Documentation correction.

1 files changed, 13 insertions, 12 deletions

diff --git a/timebase.c b/timebase.c
index 7c790c06..26ab4bb6 100644
--- a/timebase.c
+++ b/timebase.c
@@ -85,9 +85,9 @@ Two last things:
 = End Sidebar =
 
 Date and time in GPS is represented as number of weeks mod 1024 from
-the start of zero second of 6 January 1980, and number of SI seconds into
-the week.  GPS time is not leap-second corrected, and has a constant
-offset from TAI, but not from UTC.
+1980-01-06T00:00.00Z, and number of SI seconds into the week.  GPS
+time is not leap-second corrected, and has a constant offset from TAI,
+but not from UTC.
 
 There are hence two issues with converting GPS Time to UTC:
 
@@ -114,7 +114,7 @@ broadcast, roughly once ever 20 minutes.  While the satellites do
 notify GPSes of upcoming leap-seconds, this notification is not
 necessarily processed correctly on consumer-grade devices, and will
 not be available at all when a GPS receiver has just
-cold-booted.  Thus, the time reported from NMEA devices, although
+cold-booted.  Thus, the time reported from GPS devices, although
 supposed to be UTC, may be offset by an integer number of seconds
 between a cold boot or leap second and the following
 subframe broadcast. 
@@ -127,24 +127,24 @@ divergence will normally be only one second or less.
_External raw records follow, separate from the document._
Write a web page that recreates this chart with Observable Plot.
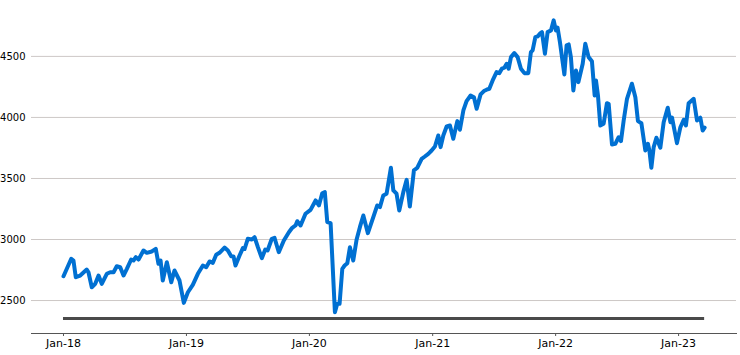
<!DOCTYPE html>
<html>
<head>
<meta charset="utf-8">
<script src="https://cdn.jsdelivr.net/npm/d3@7"></script>
<script src="https://cdn.jsdelivr.net/npm/@observablehq/plot@0.6"></script>
<style>
  html, body { margin: 0; padding: 0; background: #fff; }
</style>
</head>
<body>
<div id="chart"></div>
<script>
// Time, as decimal years
const years = [
  2018.000, 2018.063, 2018.081, 2018.100, 2018.136, 2018.189, 2018.203, 2018.230, 2018.258, 2018.285,
  2018.311, 2018.352, 2018.380, 2018.407, 2018.433, 2018.461, 2018.488, 2018.515, 2018.550, 2018.569,
  2018.588, 2018.610, 2018.650, 2018.677, 2018.718, 2018.750, 2018.772, 2018.789, 2018.807, 2018.840,
  2018.876, 2018.902, 2018.943, 2018.978, 2019.011, 2019.051, 2019.092, 2019.133, 2019.160, 2019.187,
  2019.214, 2019.241, 2019.268, 2019.309, 2019.336, 2019.363, 2019.382, 2019.398, 2019.431, 2019.458,
  2019.472, 2019.498, 2019.531, 2019.553, 2019.580, 2019.612, 2019.640, 2019.659, 2019.693, 2019.715,
  2019.750, 2019.791, 2019.832, 2019.859, 2019.886, 2019.900, 2019.927, 2019.967, 2020.008, 2020.049,
  2020.076, 2020.103, 2020.124, 2020.144, 2020.171, 2020.206, 2020.225, 2020.244, 2020.266, 2020.285,
  2020.307, 2020.328, 2020.355, 2020.382, 2020.409, 2020.437, 2020.474, 2020.518, 2020.550, 2020.572,
  2020.599, 2020.626, 2020.661, 2020.681, 2020.707, 2020.729, 2020.762, 2020.789, 2020.815, 2020.848,
  2020.876, 2020.911, 2020.937, 2020.965, 2020.992, 2021.019, 2021.046, 2021.065, 2021.087, 2021.114,
  2021.141, 2021.168, 2021.201, 2021.222, 2021.250, 2021.276, 2021.309, 2021.336, 2021.358, 2021.390,
  2021.417, 2021.439, 2021.461, 2021.488, 2021.520, 2021.542, 2021.563, 2021.583, 2021.602, 2021.618,
  2021.637, 2021.664, 2021.691, 2021.718, 2021.746, 2021.778, 2021.799, 2021.813, 2021.835, 2021.854,
  2021.872, 2021.889, 2021.913, 2021.935, 2021.962, 2021.984, 2022.002, 2022.016, 2022.035, 2022.071,
  2022.089, 2022.106, 2022.124, 2022.144, 2022.165, 2022.185, 2022.220, 2022.241, 2022.268, 2022.295,
  2022.317, 2022.328, 2022.344, 2022.363, 2022.390, 2022.417, 2022.431, 2022.458, 2022.485, 2022.512,
  2022.531, 2022.553, 2022.580, 2022.620, 2022.648, 2022.669, 2022.697, 2022.729, 2022.750, 2022.762,
  2022.778, 2022.797, 2022.819, 2022.851, 2022.878, 2022.911, 2022.933, 2022.946, 2022.986, 2023.014,
  2023.041, 2023.059, 2023.081, 2023.122, 2023.149, 2023.176, 2023.195, 2023.211
];

// Index level
const values = [
  2699, 2842, 2828, 2691, 2705, 2754, 2732, 2609, 2637, 2705,
  2637, 2719, 2732, 2732, 2781, 2773, 2705, 2760, 2836, 2828,
  2855, 2836, 2910, 2891, 2902, 2924, 2801, 2828, 2664, 2814,
  2650, 2746, 2664, 2481, 2568, 2629, 2719, 2787, 2773, 2820,
  2809, 2875, 2891, 2934, 2910, 2863, 2861, 2787, 2869, 2929,
  2922, 3006, 3000, 3019, 2937, 2847, 2918, 2910, 3006, 3014,
  2896, 2992, 3060, 3096, 3115, 3150, 3115, 3211, 3243, 3320,
  3279, 3379, 3388, 3142, 3134, 2404, 2473, 2473, 2760, 2787,
  2806, 2937, 2828, 2998, 3101, 3197, 3052, 3183, 3279, 3265,
  3361, 3375, 3588, 3402, 3375, 3238, 3388, 3489, 3270, 3566,
  3588, 3661, 3680, 3702, 3729, 3762, 3852, 3757, 3852, 3926,
  3934, 3825, 3970, 3899, 4057, 4134, 4180, 4166, 4071, 4189,
  4216, 4227, 4235, 4303, 4371, 4363, 4399, 4407, 4440, 4399,
  4494, 4527, 4494, 4399, 4363, 4363, 4535, 4549, 4658, 4664,
  4686, 4699, 4522, 4699, 4713, 4795, 4713, 4735, 4617, 4352,
  4590, 4598, 4494, 4221, 4385, 4289, 4440, 4604, 4494, 4461,
  4180, 4303, 4180, 3934, 3948, 4117, 4112, 3779, 3784, 3838,
  3806, 3975, 4153, 4276, 4166, 3970, 3953, 3729, 3784, 3729,
  3588, 3757, 3834, 3752, 3961, 4080, 3961, 3998, 3789, 3920,
  3981, 3934, 4117, 4153, 3975, 3998, 3893, 3916
];

const yTicks = [2500, 3000, 3500, 4000, 4500];
const xTickYears = [2018, 2019, 2020, 2021, 2022, 2023];
const baselineValue = 2352;

const toDate = t => new Date(Date.UTC(2018, 0, 1) + (t - 2018) * 365.25 * 864e5);
const data = years.map((t, i) => ({date: toDate(t), value: values[i]}));
const xTicks = xTickYears.map(y => new Date(Date.UTC(y, 0, 1)));
const d0 = data[0].date, dN = data[data.length - 1].date;

const chart = Plot.plot({
  width: 740,
  height: 355,
  marginLeft: 31,
  marginRight: 4,
  marginTop: 5,
  marginBottom: 22,
  style: {fontFamily: "DejaVu Sans, sans-serif", fontSize: "10px", color: "#000", background: "#fff"},
  x: {type: "utc", domain: [toDate(2017.74), toDate(2023.47)]},
  y: {domain: [2230, 4917]},
  marks: [
    Plot.ruleY(yTicks, {stroke: "#cdc8c6", strokeWidth: 1}),
    Plot.ruleY([{y: baselineValue, x1: d0, x2: dN}], {y: "y", x1: "x1", x2: "x2", stroke: "#4a4a4a", strokeWidth: 3}),
    Plot.lineY(data, {x: "date", y: "value", stroke: "#0070d2", strokeWidth: 4, strokeLinejoin: "round", strokeLinecap: "round"}),
    Plot.axisY({ticks: yTicks, tickSize: 0, tickPadding: 6, label: null, tickFormat: d => String(d)}),
    Plot.axisX({ticks: xTicks, tickSize: 3, tickPadding: 3, label: null, tickFormat: d3.utcFormat("%b-%y"), stroke: "#555", fontSize: 11}),
    Plot.frame({anchor: "bottom", stroke: "#555", strokeWidth: 1})
  ]
});
document.getElementById("chart").appendChild(chart);
</script>
</body>
</html>
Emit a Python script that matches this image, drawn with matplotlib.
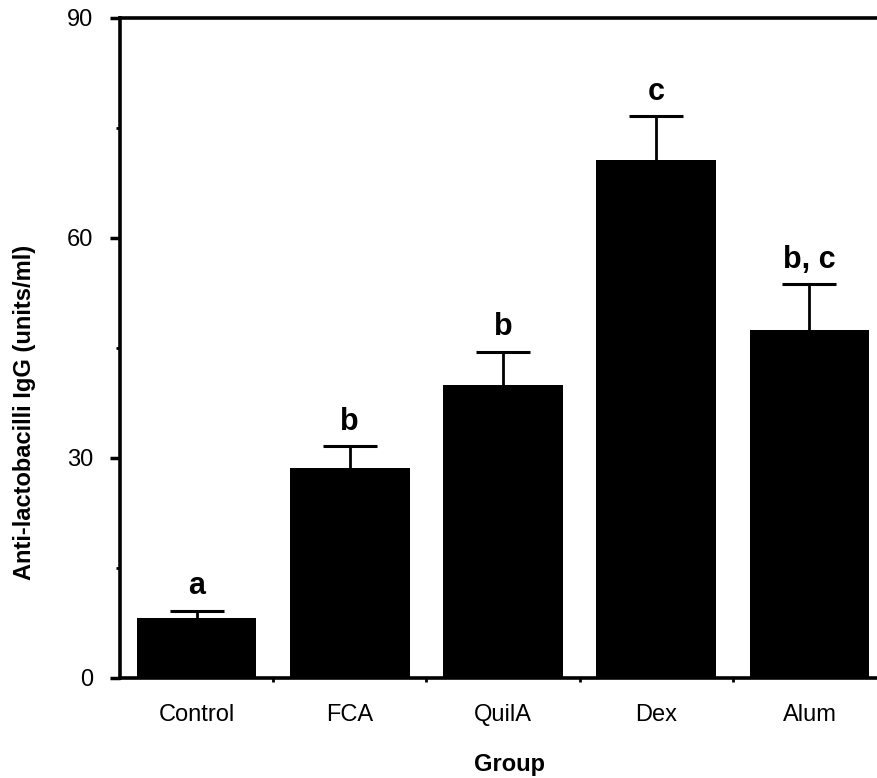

 GPS date and time are subject to a rollover problem in the 10-bit week
 number counter, which will re-zero every 1024 weeks (roughly every 20
 years). The last rollover (and the first since GPS went live in 1980)
-was 0000 22 August 1999; the next would fall in 2019, but plans are
+was 1999-08-22T00:00:00Z; the next would fall in 2019, but plans are
 afoot to upgrade the satellite counters to 13 bits; this will delay
 the next rollover until 2173.
 
 For accurate time reporting, therefore, a GPS requires a supplemental
 time reference sufficient to identify the current rollover period,
-e.g. accurate to within 512 weeks.  Many NMEA GPSes have a wired-in
+e.g. accurate to within 512 weeks.  Many GPSes have a wired-in
 assumption about the UTC time of the last rollover and will thus report
 incorrect times outside the rollover period they were designed in.
 
 These conditions leave gpsd in a serious hole.  Actually there are several
 interrelated problems:
 
-1) Every NMEA device has some assumption about base epoch (date of
+1) Every device has some assumption about base epoch (date of
 last rollover) that we don't have access to.  Thus, there's no way to
 check whether a rollover the device wasn't prepared for has occurred
 before gpsd startup time (making the reported UTC date invalid)
-without some other time source.  (Some NMEA devices may keep a
+without some other time source.  (Some devices may keep a
 rollover count in NVRAM and avoid the problem; we can't tell when that's
 happening, either.)
 
@@ -167,10 +167,11 @@ is enabled, which requires 38400bps. Evermore GPSes can't be made to
 report it at all. Furthermore, before the almanac load the GPS may report
 a fixed (and possibly out of date) offset.
 
-Conclusion: if the system clock isn't accurate enough that we can deduce
-what rollover period we're in, we're utterly hosed. Furthermore, if it's
-not accurate to within a second and only NMEA devices are reporting,
-we don't even know what century it is!
+Conclusion: if the system clock isn't accurate enough that we can
+deduce what rollover period we're in, we're utterly
+hosed. Furthermore, if it's not accurate to within a second and only
+NMEA devices that don't emit ZDA are reporting, we don't even know
+what century it is!
 
 Therefore, we must assume the system clock is reliable to within a second.